Documation’s Guide to Consolidation in Accounts Payable
Accounts Payable (AP), being a critical component of any organisation’s financial operations, often undergoes consolidation processes to enhance efficiency, accuracy, and transparency in handling liabilities. In this guide, we explain what consolidation in Accounts Payable is and the advantages it represents for businesses looking to centralise their financial data.
What Are Consolidated Payables?
At its core, consolidation in Accounts Payable refers to the aggregation and centralisation of financial data related to outstanding payments owed by a company to its creditors. This process involves gathering invoices from various departments, subsidiaries, or entities within an organisation and combining them into a single, comprehensive record. The aim is to create a unified view of the organisation’s liabilities, facilitating better management and decision-making. On a large scale this could be as a Shared Services Centre, encompassing all the entities, subsidiaries and branches/depots.
Advantages of Consolidating Payables
One of the primary reasons for consolidating Accounts Payable is to gain better control and visibility over financial obligations. In large enterprises with multiple divisions or subsidiaries, each may have its own AP processes, leading to fragmentation and inconsistency in data management. Consolidation streamlines this by bringing all payable information under one roof, enabling finance teams to track expenditures more effectively and identify areas for optimisation.

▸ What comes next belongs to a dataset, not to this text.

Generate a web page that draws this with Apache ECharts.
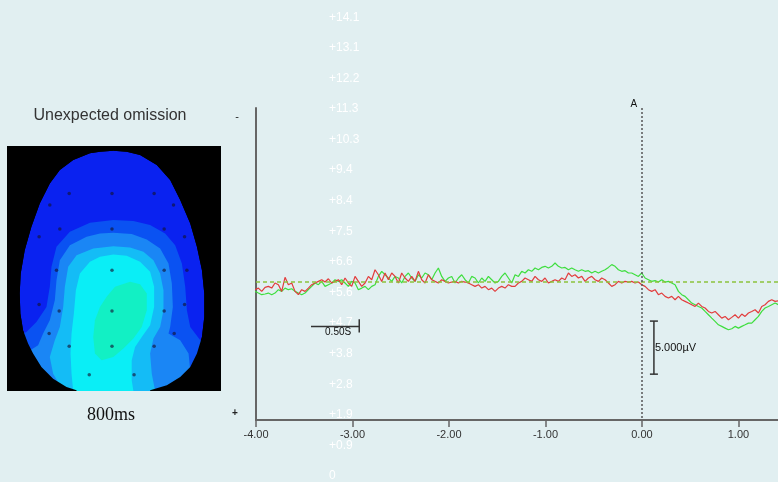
<!DOCTYPE html>
<html>
<head>
<meta charset="utf-8">
<script src="https://cdn.jsdelivr.net/npm/echarts@6/dist/echarts.min.js"></script>
<style>
  html, body { margin: 0; padding: 0; background: #e1eff1; }
  #chart { width: 778px; height: 482px; }
</style>
</head>
<body>
<div id="chart"></div>
<script>
// ERP averages (µV, negative plotted upward), sampled from -4.01 s in steps of 0.03455 s
const sampleStart = -4.01;
const sampleStep = 0.03455;

const redUv = [
  0.72, 0.57, 0.88, 0.50, 0.41, 0.57, 0.09, 0.25, 0.88, -0.44,
  0.25, 0.09, 0.88, 1.19, 0.72, 0.88, 0.57, 0.25, 0.09, -0.06,
  -0.22, 0.00, -0.31, 0.09, -0.06, -0.22, 0.25, -0.38, 0.09, 0.41,
  -0.53, -0.06, 0.41, 0.09, -0.53, -0.22, -1.16, -0.69, -0.06, -0.85,
  -0.22, -0.85, -0.53, 0.09, -0.85, -0.38, -0.06, -0.53, -0.06, -1.01,
  -0.22, 0.09, -0.69, -0.22, -0.06, 0.09, -0.22, -0.06, 0.09, 0.00,
  -0.06, 0.09, -0.06, 0.00, 0.09, 0.25, 0.41, 0.25, 0.57, 0.41,
  0.72, 0.57, 0.88, 0.57, 0.41, 0.57, 0.25, 0.41,
  0.41, 0.09, -0.06, -0.38, -0.22, -0.06, -0.53, -0.22, -0.06, -0.38,
  0.09, -0.06, -0.22, -0.06, -0.38, -0.22, -0.85, -0.53, -0.69, -0.38,
  -0.53, -0.06, -0.38, -0.53, -0.22, -0.06, -0.38, -0.22, 0.09, 0.41,
  0.25, -0.06, 0.09, -0.06, 0.00, -0.06, 0.09, 0.00, 0.25, 0.41,
  0.72, 0.88, 0.72, 1.19, 1.04, 1.35, 1.51, 1.35, 1.67, 1.35,
  1.67, 1.82, 1.98, 2.14, 2.30, 1.98, 2.30, 2.45, 2.77, 2.92,
  2.77, 3.08, 3.40, 3.24, 3.55, 3.33, 3.08, 3.40, 3.02, 3.24,
  2.92, 2.77, 2.61, 2.92, 2.30, 2.14, 1.82, 1.67, 1.82, 1.76
];

const greenUv = [
  0.88, 1.04, 1.19, 1.13, 1.04, 1.19, 1.04, 0.72, 0.88, 0.57,
  0.72, 0.63, 0.88, 1.04, 1.19, 1.04, 0.72, 0.41, 0.09, 0.25,
  -0.06, 0.41, 0.25, 0.09, -0.22, -0.06, -0.22, 0.09, 0.41, -0.06,
  0.09, 0.72, 0.57, 0.41, 0.72, 0.41, 0.25, -0.53, -1.01, -0.69,
  -0.38, -0.06, -0.53, -0.38, 0.09, -0.53, -0.85, -0.38, -0.06, -0.69,
  -0.38, -0.85, -0.69, -0.22, -0.85, -1.32, -0.53, -0.06, -0.38, -0.53,
  0.09, -0.38, -0.69, -0.22, 0.09, -0.53, -0.38, 0.09, -0.38, -0.06,
  -0.53, -0.22, 0.09, -0.06, -0.53, -0.85, -0.38, 0.09,
  -0.69, -0.53, -1.01, -0.85, -1.16, -1.01, -1.32, -1.16, -1.38, -1.48,
  -1.32, -1.48, -1.79, -1.48, -1.32, -1.38, -1.16, -1.32, -1.16, -1.01,
  -1.16, -1.01, -1.07, -0.85, -1.01, -0.85, -1.01, -1.16, -1.38, -1.64,
  -1.48, -1.16, -1.01, -1.07, -0.85, -0.85, -0.69, -0.53, -0.85, -0.38,
  -0.22, -0.06, -0.13, 0.00, -0.22, 0.00, -0.06, 0.09, 0.25, 0.88,
  1.19, 1.35, 1.67, 1.98, 2.14, 2.30, 2.45, 2.77, 3.08, 3.40,
  3.71, 4.03, 4.18, 4.34, 4.50, 4.40, 4.18, 4.34, 4.18, 4.03,
  3.87, 3.87, 3.55, 3.24, 2.77, 2.45, 2.30, 2.14, 1.98, 2.14
];

// Faint amplitude scale printed behind the plot
const scaleLabels = ['0', '+0.9', '+1.9', '+2.8', '+3.8', '+4.7', '+5.6', '+6.6',
  '+7.5', '+8.4', '+9.4', '+10.3', '+11.3', '+12.2', '+13.1', '+14.1'];
const scaleStep = 0.9375;

// Calibration bars
const timeBar = { start: -3.43, end: -2.93, level: 4.2, capFrom: 3.5, capTo: 4.75, label: '0.50S' };
const ampBar = { time: 0.124, from: 3.68, to: 8.68, label: '5.000µV' };

// Scalp map at 800 ms: head outline and iso-potential bands (head-local units)
const headRight = [[340,32],[380,35],[420,45],[470,75],[510,120],[540,180],[570,250],[590,320],
  [605,390],[612,460],[612,530],[605,590],[590,640],[570,680],[540,710],[500,735],[450,750]];
const headLeft = [[340,32],[300,35],[270,40],[220,60],[180,90],[150,130],[120,190],[95,260],
  [75,330],[63,400],[60,460],[62,520],[70,570],[85,610],[100,640],[125,680],[160,715],[200,740],[230,750]];
const band2 = [[340,240],[400,243],[450,255],[495,280],[525,315],[545,370],[555,440],[560,510],
  [570,560],[600,600],[640,640],[640,752],[40,752],[40,590],[80,575],[110,545],[140,500],[150,440],
  [155,380],[170,320],[210,275],[270,248]];
const band3 = [[340,278],[395,282],[440,298],[480,325],[505,370],[515,430],[518,500],[510,560],
  [505,580],[540,600],[565,640],[570,690],[550,720],[520,752],[40,752],[60,650],[115,615],[130,580],
  [150,540],[165,480],[170,420],[180,360],[210,315],[260,290],[300,280]];
const band4 = [[340,318],[390,322],[430,335],[460,360],[480,400],[490,450],[490,510],[480,560],
  [460,595],[450,640],[455,700],[465,752],[190,752],[160,700],[150,650],[165,600],[180,560],
  [190,500],[195,440],[205,380],[230,345],[280,325]];
const band5 = [[340,343],[380,347],[420,365],[450,395],[462,440],[462,500],[450,555],[425,590],
  [405,620],[395,660],[395,720],[400,752],[220,752],[215,700],[212,640],[215,580],[222,520],
  [228,450],[240,400],[270,365],[300,350]];
const band6 = [[390,425],[420,432],[440,460],[440,510],[425,560],[400,595],[370,625],[340,650],
  [305,660],[285,640],[280,590],[285,540],[300,500],[320,470],[345,440]];
const electrodes = [[208,160],[336,160],[462,160],[150,195],[520,195],[180,267],[336,267],[492,267],
  [118,290],[553,290],[170,390],[336,390],[492,390],[560,390],[118,493],[553,493],[178,512],
  [336,512],[492,512],[148,580],[522,580],[208,618],[336,618],[462,618],[268,703],[402,703]];

const headOutline = headRight.concat(headLeft.slice(1).reverse());
const maskLeft = [[22,18],[340,18]].concat(headLeft, [[230,752],[22,752]]);
const maskRight = [[340,18],[662,18],[662,752],[450,752]].concat(headRight.slice().reverse());

const topoLayers = [
  { pts: headOutline, color: '#0a22f0' },
  { pts: band2, color: '#0a52f2' },
  { pts: band3, color: '#1a86f5' },
  { pts: band4, color: '#14bcf6' },
  { pts: band5, color: '#0aeef6' },
  { pts: band6, color: '#12f0c4' },
  { pts: maskLeft, color: '#000000' },
  { pts: maskRight, color: '#000000' }
];

const SANS = '"Liberation Sans", Arial, sans-serif';
const SERIF = '"Liberation Serif", "Times New Roman", serif';

const toPoints = arr => arr.map((v, i) => [+(sampleStart + i * sampleStep).toFixed(4), v]);

const chart = echarts.init(document.getElementById('chart'), null, { renderer: 'canvas' });

chart.setOption({
  backgroundColor: '#e1eff1',
  animation: false,
  grid: [
    { left: 256, top: 108, right: 0, bottom: 62 },
    { left: 329, top: 3, bottom: 1, width: 20 },
    { left: 7, top: 146, width: 214, height: 245, show: true, backgroundColor: '#000', borderWidth: 0 }
  ],
  xAxis: [
    {
      gridIndex: 0, type: 'value', min: -4, max: 1.41, interval: 1,
      axisLine: { onZero: false, lineStyle: { color: '#666', width: 2 } },
      axisTick: { length: 7, lineStyle: { color: '#666', width: 1.5 } },
      axisLabel: { formatter: v => v.toFixed(2), color: '#333', fontSize: 11, fontFamily: SANS, margin: 9, showMaxLabel: false },
      splitLine: { show: false }
    },
    { gridIndex: 1, type: 'value', show: false, min: 0, max: 1 },
    { gridIndex: 2, type: 'value', show: false, min: 22, max: 662 }
  ],
  yAxis: [
    {
      gridIndex: 0, type: 'value', min: -16.4, max: 13, inverse: true,
      axisLine: { show: true, onZero: false, lineStyle: { color: '#666', width: 2 } },
      axisTick: { show: false }, axisLabel: { show: false }, splitLine: { show: false }
    },
    {
      gridIndex: 1, type: 'value', min: 0, max: 14.5, interval: scaleStep,
      axisLine: { show: false }, axisTick: { show: false }, splitLine: { show: false },
      axisLabel: {
        inside: true, margin: 0, color: '#ffffff', fontSize: 12, fontFamily: SANS, showMaxLabel: false,
        formatter: v => scaleLabels[Math.round(v / scaleStep)] || ''
      }
    },
    { gridIndex: 2, type: 'value', show: false, min: 18, max: 752, inverse: true }
  ],
  series: [
    {
      name: 'green', type: 'line', xAxisIndex: 0, yAxisIndex: 0,
      data: toPoints(greenUv), showSymbol: false, symbol: 'none',
      lineStyle: { color: '#3ede3e', width: 1.2 }, z: 3,
      markLine: {
        silent: true, symbol: 'none', label: { show: false }, animation: false,
        data: [
          { yAxis: 0, lineStyle: { type: [4, 3], color: '#8cc43c', width: 1.5 } },
          { xAxis: 0, lineStyle: { type: [2, 2], color: '#555', width: 1.5 } }
        ]
      }
    },
    {
      name: 'red', type: 'line', xAxisIndex: 0, yAxisIndex: 0,
      data: toPoints(redUv), showSymbol: false, symbol: 'none',
      lineStyle: { color: '#e23c3c', width: 1.2 }, z: 4
    },
    {
      type: 'custom', xAxisIndex: 2, yAxisIndex: 2, silent: true, z: 2, clip: true,
      data: topoLayers.map((_, i) => [i]),
      renderItem: (params, api) => {
        const layer = topoLayers[api.value(0)];
        return {
          type: 'polygon',
          shape: { points: layer.pts.map(p => api.coord(p)) },
          style: { fill: layer.color, stroke: null }
        };
      }
    },
    {
      type: 'scatter', xAxisIndex: 2, yAxisIndex: 2, silent: true, z: 3,
      data: electrodes, symbolSize: 3.5,
      itemStyle: { color: 'rgba(20,20,50,0.8)' }
    }
  ]
});

// Annotations placed through the plot's own scales
const px = p => chart.convertToPixel({ gridIndex: 0 }, p);
const tA = px([timeBar.start, timeBar.level]);
const tB = px([timeBar.end, timeBar.level]);
const tC1 = px([timeBar.end, timeBar.capFrom]);
const tC2 = px([timeBar.end, timeBar.capTo]);
const aT = px([ampBar.time, ampBar.from]);
const aB = px([ampBar.time, ampBar.to]);
const zeroTop = px([0, -16.4]);
const barStyle = { stroke: '#333', lineWidth: 1.5 };

const txt = (text, x, y, font, fill, align) => ({
  type: 'text', silent: true, z: 10,
  style: { text, x, y, font, fill, align: align || 'center', verticalAlign: 'middle',
           textAlign: align || 'center', textVerticalAlign: 'middle' }
});
const line = (x1, y1, x2, y2) => ({
  type: 'line', silent: true, z: 10, shape: { x1, y1, x2, y2 }, style: barStyle
});

chart.setOption({
  graphic: [
    line(tA[0], tA[1], tB[0], tB[1]),
    line(tC1[0], tC1[1], tC2[0], tC2[1]),
    txt(timeBar.label, (tA[0] + tB[0]) / 2 + 3, tA[1] + 6, '10px ' + SANS, '#111'),
    line(aT[0], aT[1], aB[0], aB[1]),
    line(aT[0] - 4, aT[1], aT[0] + 4, aT[1]),
    line(aB[0] - 4, aB[1], aB[0] + 4, aB[1]),
    txt(ampBar.label, aT[0] + 1, (aT[1] + aB[1]) / 2, '11px ' + SANS, '#111', 'left'),
    txt('A', zeroTop[0] - 8, zeroTop[1] - 4, '10px ' + SANS, '#111'),
    txt('-', 237, 117, '11px ' + SANS, '#222'),
    txt('+', 235, 413, 'bold 10px ' + SANS, '#222'),
    txt('Unexpected omission', 110, 116, '16px ' + SANS, '#333'),
    txt('800ms', 111, 415, '18px ' + SERIF, '#111')
  ]
});
</script>
</body>
</html>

- Gain better control and visibility over financial obligations
- Track expenditures and identify areas for optimisation
- Improves the accuaracy of financial reporting
- Automate finance processes
- Save operational costs
- Supports cash flow management
- Ability to negotiate favourable payment terms with suppliers
- Reduces risk of fraud, errors and non-compliance
Moreover, consolidation enhances the accuracy of financial reporting. By centralising AP data, organisations can minimise errors and discrepancies that may arise from manual entry or disparate systems. This ensures that financial statements reflect a true and fair view of the company’s liabilities, instilling confidence among stakeholders such as investors, creditors, and regulatory authorities.
Digital Transformation
Consolidation in Accounts Payable also paves the way for finance process automation and digital transformation. AP solutions leverage technology to automate invoice processing, payment approvals, and reconciliation, reducing manual effort and speeding up workflows. By consolidating AP operations, organisations can implement such systems more seamlessly, driving efficiency gains and cost savings in the long run.
Cash Flow Management
Consolidation also supports better cash flow management and working capital optimisation. By having a consolidated view of accounts payable, finance teams can identify opportunities to negotiate favourable payment terms with suppliers, leverage early payment discounts, or strategically prioritise payments based on cash availability. This proactive approach helps in optimising liquidity and maximising the utilisation of financial resources.
Regulatory Compliance
From a compliance standpoint, consolidation in Accounts Payable is instrumental in ensuring adherence to regulatory requirements and internal controls. By centralising accounts payable data, organisations can implement robust audit trails, segregation of duties, and approval workflows, reducing the risk of fraud, errors, and non-compliance. This is particularly crucial in industries with stringent regulatory frameworks, such as healthcare, finance, and government contracting. The reporting module in AP Automation solutions produce reports required for mandatory government reporting and KPIs, giving further control and visibility to consolidated AP processes.
Supplier Relationships
In addition to operational benefits, consolidation fosters better supplier relationships and strategic partnerships. By maintaining a single point of contact for payments and enquiries, organisations can enhance communication, resolve issues promptly, and negotiate mutually beneficial agreements with vendors. This collaborative approach strengthens the supply chain ecosystem and contributes to long-term business sustainability.
Is There a Downside to Consolidating Payables?
Whilst there are a number of advantages to consolidating payables, it’s essential to acknowledge the challenges associated with consolidation in Accounts Payable. Migrating disparate systems, reconciling data from multiple sources, and ensuring data integrity are some of the hurdles organisations may encounter during the consolidation process.
Moreover, resistance to change, cultural barriers, and lack of stakeholder buy-in can impede the successful implementation of consolidated AP practices. Some automation solutions allow for multiple ERPs and entities within one solution, and have all information in one solution for reporting and visibility, facilitating easier consolidation.
Consolidating Accounts Payable
In conclusion, consolidation in Accounts Payable is more than just a financial exercise; it’s a strategic imperative for organisations looking to enhance efficiency, transparency, and compliance in their financial operations. By centralising accounts payable data, leveraging technology, and fostering collaboration, businesses can unlock new opportunities for growth and innovation while mitigating risks and improving stakeholder trust. Embracing consolidation is not just about harmonising numbers; it’s about streamlining processes, and working with people and partnerships to drive lasting value in today’s dynamic business landscape.